*Exercise goal*
Reproduce each line of the material exactly, minus any picture.

*Supplied information*
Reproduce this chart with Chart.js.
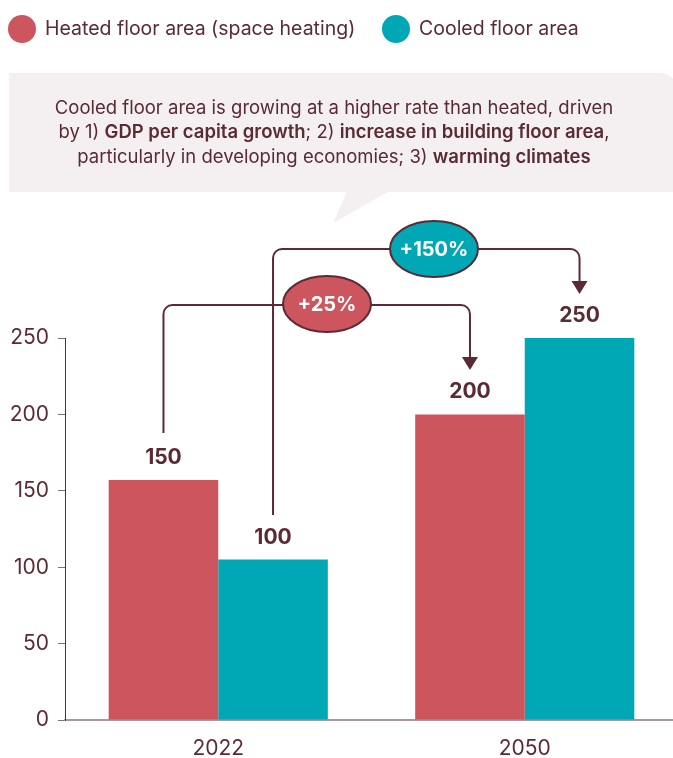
<!DOCTYPE html>
<html>
<head>
<meta charset="utf-8">
<script src="https://cdn.jsdelivr.net/npm/chart.js@4"></script>
<style>
  html, body { margin: 0; padding: 0; background: #fff; overflow: hidden; }
  #wrap { position: relative; width: 680px; height: 758px; }
</style>
</head>
<body>
<div id="wrap"><canvas id="floorChart"></canvas></div>
<script>
const years = ['2022', '2050'];
const heatedValues = [157, 200];
const cooledValues = [105, 250];
const heatedLabels = ['150', '200'];
const cooledLabels = ['100', '250'];
const growthLabels = ['+25%', '+150%'];
const seriesNames = ['Heated floor area (space heating)', 'Cooled floor area'];
const calloutLines = [
  [['Cooled floor area is growing at a higher rate than heated, driven', false]],
  [['by 1) ', false], ['GDP per capita growth', true], ['; 2) ', false], ['increase in building floor area', true], [',', false]],
  [['particularly in developing economies; 3) ', false], ['warming climates', true]]
];

const RED = '#cd555e';
const TEAL = '#00a8b5';
const INK = '#5a2a35';
const FONT = "Inter, 'Noto Sans', sans-serif";

function drawBracket(c, x1, yStart, x2, yTop, yTip) {
  const r = 9;
  c.beginPath();
  c.moveTo(x1, yStart);
  c.lineTo(x1, yTop + r);
  c.arcTo(x1, yTop, x1 + r, yTop, r);
  c.lineTo(x2 - r, yTop);
  c.arcTo(x2, yTop, x2, yTop + r, r);
  c.lineTo(x2, yTip - 10);
  c.stroke();
  c.beginPath();
  c.moveTo(x2 - 8, yTip - 13);
  c.lineTo(x2 + 8, yTip - 13);
  c.lineTo(x2, yTip);
  c.closePath();
  c.fill();
}

function drawBadge(c, cx, cy, fill, text) {
  c.beginPath();
  c.ellipse(cx, cy, 44, 28, 0, 0, Math.PI * 2);
  c.fillStyle = fill;
  c.fill();
  c.lineWidth = 2;
  c.strokeStyle = INK;
  c.stroke();
  c.fillStyle = '#fff';
  c.font = `700 20px ${FONT}`;
  c.textAlign = 'center';
  c.textBaseline = 'middle';
  c.fillText(text, cx, cy + 1);
}

const decor = {
  id: 'decor',
  beforeDraw(chart) {
    const c = chart.ctx;
    c.save();
    // legend
    const items = [[22, 45, RED, seriesNames[0]], [396, 419, TEAL, seriesNames[1]]];
    c.font = `400 19.5px ${FONT}`;
    c.textBaseline = 'middle';
    c.textAlign = 'left';
    items.forEach(([cx, tx, col, name]) => {
      c.fillStyle = col;
      c.beginPath();
      c.arc(cx, 29, 14, 0, Math.PI * 2);
      c.fill();
      c.fillStyle = INK;
      c.fillText(name, tx, 29);
    });
    // callout box
    c.fillStyle = '#f4f0f1';
    c.beginPath();
    c.moveTo(9, 73);
    c.lineTo(660, 73);
    c.arcTo(678, 73, 678, 91, 18);
    c.lineTo(678, 192);
    c.lineTo(388, 192);
    c.lineTo(333, 223);
    c.lineTo(347, 192);
    c.lineTo(9, 192);
    c.closePath();
    c.fill();
    // callout text
    const fontFor = b => `${b ? 600 : 400} 18.5px ${FONT}`;
    c.textBaseline = 'middle';
    calloutLines.forEach((segs, i) => {
      let w = 0;
      segs.forEach(([t, b]) => { c.font = fontFor(b); w += c.measureText(t).width; });
      let x = 334 - w / 2;
      const y = 108 + i * 24.5;
      segs.forEach(([t, b]) => {
        c.font = fontFor(b);
        c.fillStyle = INK;
        c.fillText(t, x, y);
        x += c.measureText(t).width;
      });
    });
    c.restore();
  },
  afterDatasetsDraw(chart) {
    const c = chart.ctx;
    const h = chart.getDatasetMeta(0).data;
    const k = chart.getDatasetMeta(1).data;
    c.save();
    // value labels
    c.font = `700 21px ${FONT}`;
    c.fillStyle = INK;
    c.textAlign = 'center';
    c.textBaseline = 'alphabetic';
    h.forEach((bar, i) => c.fillText(heatedLabels[i], bar.x, bar.y - 16));
    k.forEach((bar, i) => c.fillText(cooledLabels[i], bar.x, bar.y - 16));
    // growth brackets
    c.strokeStyle = INK;
    c.fillStyle = INK;
    c.lineWidth = 2;
    drawBracket(c, h[0].x, 433, h[1].x, 305, 370);
    drawBracket(c, k[0].x, 515, k[1].x, 249, 294);
    drawBadge(c, 327, 304, RED, growthLabels[0]);
    drawBadge(c, 434, 249, TEAL, growthLabels[1]);
    c.restore();
  }
};

new Chart(document.getElementById('floorChart'), {
  type: 'bar',
  data: {
    labels: years,
    datasets: [
      { label: seriesNames[0], data: heatedValues, backgroundColor: RED, categoryPercentage: 0.715, barPercentage: 1 },
      { label: seriesNames[1], data: cooledValues, backgroundColor: TEAL, categoryPercentage: 0.715, barPercentage: 1 }
    ]
  },
  options: {
    responsive: true,
    maintainAspectRatio: false,
    animation: false,
    layout: { padding: { top: 338, right: 2, left: 0, bottom: 0 } },
    plugins: { legend: { display: false }, tooltip: { enabled: false } },
    scales: {
      x: {
        grid: { display: false, drawTicks: false },
        border: { color: '#a8979b', width: 2 },
        ticks: { color: INK, font: { family: FONT, size: 21 }, padding: 16 },
        afterFit(s) { s.height = 38; }
      },
      y: {
        min: 0,
        max: 250,
        ticks: { stepSize: 50, color: INK, font: { family: FONT, size: 21 }, padding: 9 },
        grid: { drawOnChartArea: false, tickLength: 7, color: '#8a6d74' },
        border: { color: INK, width: 1 },
        afterFit(s) { s.width = 65; }
      }
    }
  },
  plugins: [decor]
});
</script>
</body>
</html>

*Complete answer*
Reproduce this chart with Chart.js.
<!DOCTYPE html>
<html>
<head>
<meta charset="utf-8">
<script src="https://cdn.jsdelivr.net/npm/chart.js@4"></script>
<style>
  html, body { margin: 0; padding: 0; background: #fff; overflow: hidden; }
  #wrap { position: relative; width: 680px; height: 758px; }
</style>
</head>
<body>
<div id="wrap"><canvas id="floorChart"></canvas></div>
<script>
const years = ['2022', '2050'];
const heatedValues = [157, 200];
const cooledValues = [105, 250];
const heatedLabels = ['150', '200'];
const cooledLabels = ['100', '250'];
const growthLabels = ['+25%', '+150%'];
const seriesNames = ['Heated floor area (space heating)', 'Cooled floor area'];
const calloutLines = [
  [['Cooled floor area is growing at a higher rate than heated, driven', false]],
  [['by 1) ', false], ['GDP per capita growth', true], ['; 2) ', false], ['increase in building floor area', true], [',', false]],
  [['particularly in developing economies; 3) ', false], ['warming climates', true]]
];

const RED = '#cd555e';
const TEAL = '#00a8b5';
const INK = '#5a2a35';
const FONT = "Inter, 'Noto Sans', sans-serif";

function drawBracket(c, x1, yStart, x2, yTop, yTip) {
  const r = 9;
  c.beginPath();
  c.moveTo(x1, yStart);
  c.lineTo(x1, yTop + r);
  c.arcTo(x1, yTop, x1 + r, yTop, r);
  c.lineTo(x2 - r, yTop);
  c.arcTo(x2, yTop, x2, yTop + r, r);
  c.lineTo(x2, yTip - 10);
  c.stroke();
  c.beginPath();
  c.moveTo(x2 - 8, yTip - 13);
  c.lineTo(x2 + 8, yTip - 13);
  c.lineTo(x2, yTip);
  c.closePath();
  c.fill();
}

function drawBadge(c, cx, cy, fill, text) {
  c.beginPath();
  c.ellipse(cx, cy, 44, 28, 0, 0, Math.PI * 2);
  c.fillStyle = fill;
  c.fill();
  c.lineWidth = 2;
  c.strokeStyle = INK;
  c.stroke();
  c.fillStyle = '#fff';
  c.font = `700 20px ${FONT}`;
  c.textAlign = 'center';
  c.textBaseline = 'middle';
  c.fillText(text, cx, cy + 1);
}

const decor = {
  id: 'decor',
  beforeDraw(chart) {
    const c = chart.ctx;
    c.save();
    // legend
    const items = [[22, 45, RED, seriesNames[0]], [396, 419, TEAL, seriesNames[1]]];
    c.font = `400 19.5px ${FONT}`;
    c.textBaseline = 'middle';
    c.textAlign = 'left';
    items.forEach(([cx, tx, col, name]) => {
      c.fillStyle = col;
      c.beginPath();
      c.arc(cx, 29, 14, 0, Math.PI * 2);
      c.fill();
      c.fillStyle = INK;
      c.fillText(name, tx, 29);
    });
    // callout box
    c.fillStyle = '#f4f0f1';
    c.beginPath();
    c.moveTo(9, 73);
    c.lineTo(660, 73);
    c.arcTo(678, 73, 678, 91, 18);
    c.lineTo(678, 192);
    c.lineTo(388, 192);
    c.lineTo(333, 223);
    c.lineTo(347, 192);
    c.lineTo(9, 192);
    c.closePath();
    c.fill();
    // callout text
    const fontFor = b => `${b ? 600 : 400} 18.5px ${FONT}`;
    c.textBaseline = 'middle';
    calloutLines.forEach((segs, i) => {
      let w = 0;
      segs.forEach(([t, b]) => { c.font = fontFor(b); w += c.measureText(t).width; });
      let x = 334 - w / 2;
      const y = 108 + i * 24.5;
      segs.forEach(([t, b]) => {
        c.font = fontFor(b);
        c.fillStyle = INK;
        c.fillText(t, x, y);
        x += c.measureText(t).width;
      });
    });
    c.restore();
  },
  afterDatasetsDraw(chart) {
    const c = chart.ctx;
    const h = chart.getDatasetMeta(0).data;
    const k = chart.getDatasetMeta(1).data;
    c.save();
    // value labels
    c.font = `700 21px ${FONT}`;
    c.fillStyle = INK;
    c.textAlign = 'center';
    c.textBaseline = 'alphabetic';
    h.forEach((bar, i) => c.fillText(heatedLabels[i], bar.x, bar.y - 16));
    k.forEach((bar, i) => c.fillText(cooledLabels[i], bar.x, bar.y - 16));
    // growth brackets
    c.strokeStyle = INK;
    c.fillStyle = INK;
    c.lineWidth = 2;
    drawBracket(c, h[0].x, 433, h[1].x, 305, 370);
    drawBracket(c, k[0].x, 515, k[1].x, 249, 294);
    drawBadge(c, 327, 304, RED, growthLabels[0]);
    drawBadge(c, 434, 249, TEAL, growthLabels[1]);
    c.restore();
  }
};

new Chart(document.getElementById('floorChart'), {
  type: 'bar',
  data: {
    labels: years,
    datasets: [
      { label: seriesNames[0], data: heatedValues, backgroundColor: RED, categoryPercentage: 0.715, barPercentage: 1 },
      { label: seriesNames[1], data: cooledValues, backgroundColor: TEAL, categoryPercentage: 0.715, barPercentage: 1 }
    ]
  },
  options: {
    responsive: true,
    maintainAspectRatio: false,
    animation: false,
    layout: { padding: { top: 338, right: 2, left: 0, bottom: 0 } },
    plugins: { legend: { display: false }, tooltip: { enabled: false } },
    scales: {
      x: {
        grid: { display: false, drawTicks: false },
        border: { color: '#a8979b', width: 2 },
        ticks: { color: INK, font: { family: FONT, size: 21 }, padding: 16 },
        afterFit(s) { s.height = 38; }
      },
      y: {
        min: 0,
        max: 250,
        ticks: { stepSize: 50, color: INK, font: { family: FONT, size: 21 }, padding: 9 },
        grid: { drawOnChartArea: false, tickLength: 7, color: '#8a6d74' },
        border: { color: INK, width: 1 },
        afterFit(s) { s.width = 65; }
      }
    }
  },
  plugins: [decor]
});
</script>
</body>
</html>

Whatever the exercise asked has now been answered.